Tuesday, June 7, 2011

To follow up on

Things of interest.

Weather engineering (and the extension or reduplication of military tactical thinking - not genealogical, but adjacent, para-productive, replicating?). Official bureaus of weather modification (under meteorology - is this what an 'applied' meteorology could look like?)
Weather modification and terraforming - intervention at atmospheric and terrestrial levels - how does one think infrastructure in an airy medium? How does one think about the kind of infrastructure - both physical and organizational - involved in something like a 'hydraulic state,' in relation to the specificities of different phases of matter. That is, is control of water different from management of water through infrastructure which takes always as its mode of operation the manipulation of solids (landscape features, etc)

In any case, control of weather - the inducement of moisture, etc. AO remarks: if Wittfogel writes of a hydraulic despotism, you write of the opposite, the control of dryness. But where dryness is configured as an absence of moisture, does it become the same?

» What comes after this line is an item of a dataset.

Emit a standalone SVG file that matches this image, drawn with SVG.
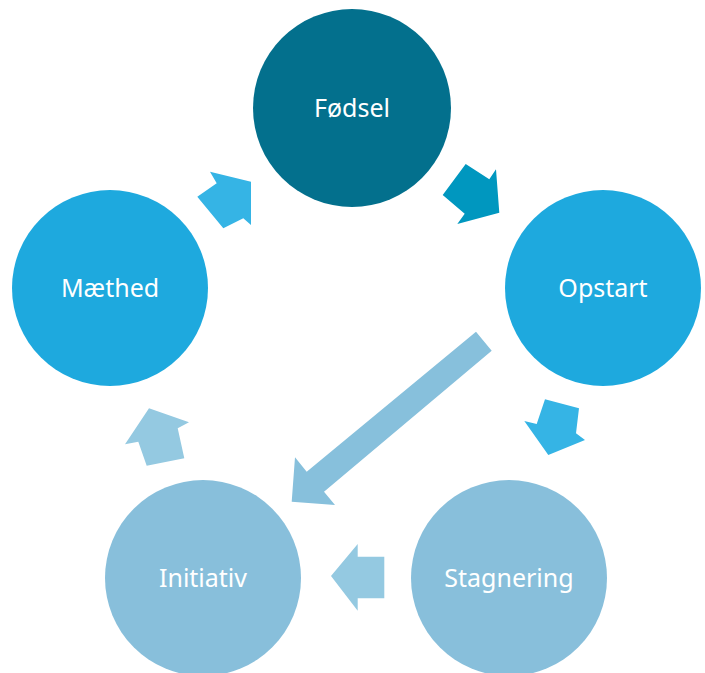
<svg xmlns="http://www.w3.org/2000/svg" width="705" height="673" viewBox="0 0 705 673">
<style>
.lbl{font-family:"Noto Sans","Open Sans",sans-serif;font-size:25px;fill:#ffffff;text-anchor:middle}
.dark{fill:#03708D}
.mid{fill:#1EA9DE}
.light{fill:#88BFDB}
</style>
<rect width="705" height="673" fill="#ffffff"/>
<g id="connectors">
<polygon points="442.7,195 465.7,164 489.3,179.3 496,169.3 499.3,212.7 457.3,224 464.7,213.7" fill="#0097BF"/>
<polygon points="545,399.3 579,408.3 576,433.3 585,440 548.3,455 524.3,421 536.7,424" fill="#35B4E5"/>
<polygon points="331,576 357.7,544 357.7,556.7 384.3,556.7 384.3,598.3 357.7,598.3 357.7,610.7" fill="#94C9E1"/>
<polygon points="149,408.3 189,422.3 177.7,428.3 184.3,458.3 146.7,465.7 138.3,441.7 125,444.3" fill="#94C9E1"/>
<polygon points="210,171.7 251,181.7 251,225 243.3,218.3 223.3,228.3 197.3,196.7 216.7,183.3" fill="#35B4E5"/>
<polygon points="476,331.7 491.7,350.7 324,491.7 335,505 291.7,501.7 295,457.3 306.7,471.7" fill="#87C0DC"/>
</g>
<g id="fodsel"><circle cx="352" cy="108" r="99" class="dark"/><text x="352" y="117" class="lbl">Fødsel</text></g>
<g id="opstart"><circle cx="603" cy="288" r="98" class="mid"/><text x="603" y="297" class="lbl">Opstart</text></g>
<g id="stagnering"><circle cx="509" cy="578" r="98" class="light"/><text x="509" y="587" class="lbl">Stagnering</text></g>
<g id="initiativ"><circle cx="203" cy="578" r="98" class="light"/><text x="203" y="587" class="lbl">Initiativ</text></g>
<g id="maethed"><circle cx="110" cy="288" r="98" class="mid"/><text x="110" y="297" class="lbl">Mæthed</text></g>
</svg>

A second episode. Environment as warfare. To consider: 1938 and the Nationalist flooding of the Yellow River. quick-n-dirty reference http://en.wikipedia.org/wiki/1938_Yellow_River_flood


A third idea. Planting row after row of tree as a living barrier. But life is in time, and the dynamism of ecology also makes way for forms of unadvised growth. Here, an ethic of flourishing cannot hold, and I defer instead to Yi-Fu Tuan's reflections on the desert, wherein its very extraterrestrial facade, a stillness undisturbed by an intrusive vitality, is what lends it its stark beauty. That is, can we complicate an ethics that takes life, above all, as a good (// with the arguments about a neo-fundamentalist will-to-life in Life as Surplus), with an attempt to search out beauty or worth in that for which life is not a resistance but a disturbance?
Many ways to think here. Remember, for instance, the notion of a Mississippi Delta 'dead zone', where 'death' points not to a state of lifelessness but to an excess of unrecognizable living - massive algal blooms that preclude other species, but point to a kind of flourishing. Also sparks Zac C of UCSC and the invasive shad fish that must be destroyed in order to maintain sustainable ecosystemic equilibrium, as well as H Raffles in the NYT etc on the resonances of native species with anti-immigrant things of all kinds.

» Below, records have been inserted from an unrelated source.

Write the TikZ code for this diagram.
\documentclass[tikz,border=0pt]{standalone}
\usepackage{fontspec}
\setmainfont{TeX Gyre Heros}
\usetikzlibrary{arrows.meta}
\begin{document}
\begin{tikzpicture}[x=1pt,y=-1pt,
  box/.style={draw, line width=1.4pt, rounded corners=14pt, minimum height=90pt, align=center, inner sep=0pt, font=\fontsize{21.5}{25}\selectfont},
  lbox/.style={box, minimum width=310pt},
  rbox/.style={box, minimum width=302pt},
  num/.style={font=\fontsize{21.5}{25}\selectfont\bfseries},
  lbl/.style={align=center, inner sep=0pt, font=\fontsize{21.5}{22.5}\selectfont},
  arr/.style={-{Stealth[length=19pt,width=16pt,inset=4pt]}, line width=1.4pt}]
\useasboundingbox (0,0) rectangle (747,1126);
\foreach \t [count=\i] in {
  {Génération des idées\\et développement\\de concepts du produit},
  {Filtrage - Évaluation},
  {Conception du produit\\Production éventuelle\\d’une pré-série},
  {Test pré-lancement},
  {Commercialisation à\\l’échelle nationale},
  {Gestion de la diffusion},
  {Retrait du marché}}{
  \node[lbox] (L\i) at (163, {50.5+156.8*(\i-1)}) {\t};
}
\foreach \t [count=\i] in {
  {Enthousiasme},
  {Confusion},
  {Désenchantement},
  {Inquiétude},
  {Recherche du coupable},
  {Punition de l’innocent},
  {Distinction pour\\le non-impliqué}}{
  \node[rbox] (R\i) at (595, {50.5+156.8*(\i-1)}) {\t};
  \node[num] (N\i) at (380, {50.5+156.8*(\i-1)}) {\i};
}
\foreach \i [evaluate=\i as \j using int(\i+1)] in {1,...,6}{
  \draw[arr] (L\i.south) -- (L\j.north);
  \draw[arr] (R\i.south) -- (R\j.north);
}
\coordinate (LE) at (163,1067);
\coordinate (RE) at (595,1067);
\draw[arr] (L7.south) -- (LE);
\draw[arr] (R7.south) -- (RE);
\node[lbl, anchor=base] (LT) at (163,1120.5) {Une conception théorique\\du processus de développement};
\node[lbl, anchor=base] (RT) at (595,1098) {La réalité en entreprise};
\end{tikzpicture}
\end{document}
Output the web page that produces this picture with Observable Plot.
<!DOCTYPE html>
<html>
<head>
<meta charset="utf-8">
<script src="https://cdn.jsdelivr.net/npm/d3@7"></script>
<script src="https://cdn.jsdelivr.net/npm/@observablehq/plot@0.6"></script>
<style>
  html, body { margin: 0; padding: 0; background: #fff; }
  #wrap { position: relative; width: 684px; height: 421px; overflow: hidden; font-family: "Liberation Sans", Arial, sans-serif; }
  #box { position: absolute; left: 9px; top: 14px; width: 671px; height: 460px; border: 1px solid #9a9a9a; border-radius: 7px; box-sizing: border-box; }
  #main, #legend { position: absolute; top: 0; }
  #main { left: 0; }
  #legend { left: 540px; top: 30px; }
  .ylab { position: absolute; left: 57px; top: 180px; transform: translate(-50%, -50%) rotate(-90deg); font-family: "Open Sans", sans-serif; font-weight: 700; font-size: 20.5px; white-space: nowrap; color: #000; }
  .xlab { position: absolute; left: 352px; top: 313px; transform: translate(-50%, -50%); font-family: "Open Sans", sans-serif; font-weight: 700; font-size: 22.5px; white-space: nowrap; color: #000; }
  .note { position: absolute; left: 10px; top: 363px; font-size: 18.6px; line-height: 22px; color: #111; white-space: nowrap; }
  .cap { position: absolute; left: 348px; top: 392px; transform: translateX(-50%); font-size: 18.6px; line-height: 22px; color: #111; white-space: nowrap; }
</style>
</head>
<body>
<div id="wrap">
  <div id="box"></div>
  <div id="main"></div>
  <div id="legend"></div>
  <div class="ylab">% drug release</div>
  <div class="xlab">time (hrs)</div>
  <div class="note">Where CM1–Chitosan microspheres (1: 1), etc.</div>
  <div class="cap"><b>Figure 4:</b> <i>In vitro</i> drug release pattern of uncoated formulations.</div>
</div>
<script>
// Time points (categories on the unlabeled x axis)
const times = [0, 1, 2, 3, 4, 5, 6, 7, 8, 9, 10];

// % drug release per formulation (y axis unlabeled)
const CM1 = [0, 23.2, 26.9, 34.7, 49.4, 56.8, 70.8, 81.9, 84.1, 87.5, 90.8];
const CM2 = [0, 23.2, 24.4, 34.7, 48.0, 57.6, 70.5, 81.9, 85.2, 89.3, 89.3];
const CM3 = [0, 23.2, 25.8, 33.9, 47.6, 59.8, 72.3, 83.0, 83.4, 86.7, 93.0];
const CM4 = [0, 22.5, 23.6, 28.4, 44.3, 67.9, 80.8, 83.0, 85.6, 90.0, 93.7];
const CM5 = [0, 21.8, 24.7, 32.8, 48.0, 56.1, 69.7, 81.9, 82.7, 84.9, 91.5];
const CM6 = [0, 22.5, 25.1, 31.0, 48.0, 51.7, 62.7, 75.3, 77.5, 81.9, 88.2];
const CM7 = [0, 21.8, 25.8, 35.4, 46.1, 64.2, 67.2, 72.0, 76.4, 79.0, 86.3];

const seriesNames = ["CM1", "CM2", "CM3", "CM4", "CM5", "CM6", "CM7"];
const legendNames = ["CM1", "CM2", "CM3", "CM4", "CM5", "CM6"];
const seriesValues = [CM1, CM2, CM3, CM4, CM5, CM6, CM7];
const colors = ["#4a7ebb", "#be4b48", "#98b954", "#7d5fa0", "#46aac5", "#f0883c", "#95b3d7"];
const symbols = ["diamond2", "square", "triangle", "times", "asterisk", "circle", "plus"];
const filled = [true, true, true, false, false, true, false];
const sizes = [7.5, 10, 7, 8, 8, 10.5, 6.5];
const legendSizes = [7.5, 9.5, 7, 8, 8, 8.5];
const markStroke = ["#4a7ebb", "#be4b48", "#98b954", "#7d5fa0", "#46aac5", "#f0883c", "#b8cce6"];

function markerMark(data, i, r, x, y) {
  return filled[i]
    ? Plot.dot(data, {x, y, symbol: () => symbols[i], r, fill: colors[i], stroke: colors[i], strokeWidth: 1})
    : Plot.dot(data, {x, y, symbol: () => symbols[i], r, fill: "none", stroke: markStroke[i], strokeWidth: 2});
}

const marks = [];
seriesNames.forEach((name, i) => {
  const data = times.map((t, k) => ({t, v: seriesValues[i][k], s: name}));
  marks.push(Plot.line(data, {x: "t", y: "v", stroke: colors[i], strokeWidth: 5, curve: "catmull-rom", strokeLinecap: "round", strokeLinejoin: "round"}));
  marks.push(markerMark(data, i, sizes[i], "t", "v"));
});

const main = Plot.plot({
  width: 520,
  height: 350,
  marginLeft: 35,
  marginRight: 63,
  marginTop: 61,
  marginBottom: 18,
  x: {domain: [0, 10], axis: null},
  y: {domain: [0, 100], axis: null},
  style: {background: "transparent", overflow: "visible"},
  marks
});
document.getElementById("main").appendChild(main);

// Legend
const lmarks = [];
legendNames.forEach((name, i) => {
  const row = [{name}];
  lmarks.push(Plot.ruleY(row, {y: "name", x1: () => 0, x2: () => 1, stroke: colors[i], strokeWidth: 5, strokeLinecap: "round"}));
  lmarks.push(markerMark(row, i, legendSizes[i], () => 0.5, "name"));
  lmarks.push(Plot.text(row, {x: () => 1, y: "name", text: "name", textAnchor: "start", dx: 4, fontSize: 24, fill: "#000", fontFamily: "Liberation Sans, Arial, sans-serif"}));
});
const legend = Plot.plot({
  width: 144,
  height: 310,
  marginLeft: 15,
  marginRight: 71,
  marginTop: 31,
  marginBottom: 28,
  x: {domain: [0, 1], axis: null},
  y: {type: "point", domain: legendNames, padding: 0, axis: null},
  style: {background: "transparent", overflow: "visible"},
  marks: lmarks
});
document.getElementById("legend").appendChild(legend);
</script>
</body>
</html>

Spence 102 the search for modern China. "During the second half of the seventeenth century, scholars had been absorbed in searchign out the reason for the collapse of the Ming dynasty....They emphasized the Song because it was then that the philosopher Zhu Xi (d 1200) had given prominence to the view that there were indeed underlying principles (li) that explained heaven's actions and guided human conduct. Understanding such principles, Zhu xi and his later followers believed, would help men to live rationally and in tune with heaven, and would justify the attempts of moral men to find meaning in a public career" (102)





All of this has been procrastination because I had a second idea after the point on terraforming and weather control.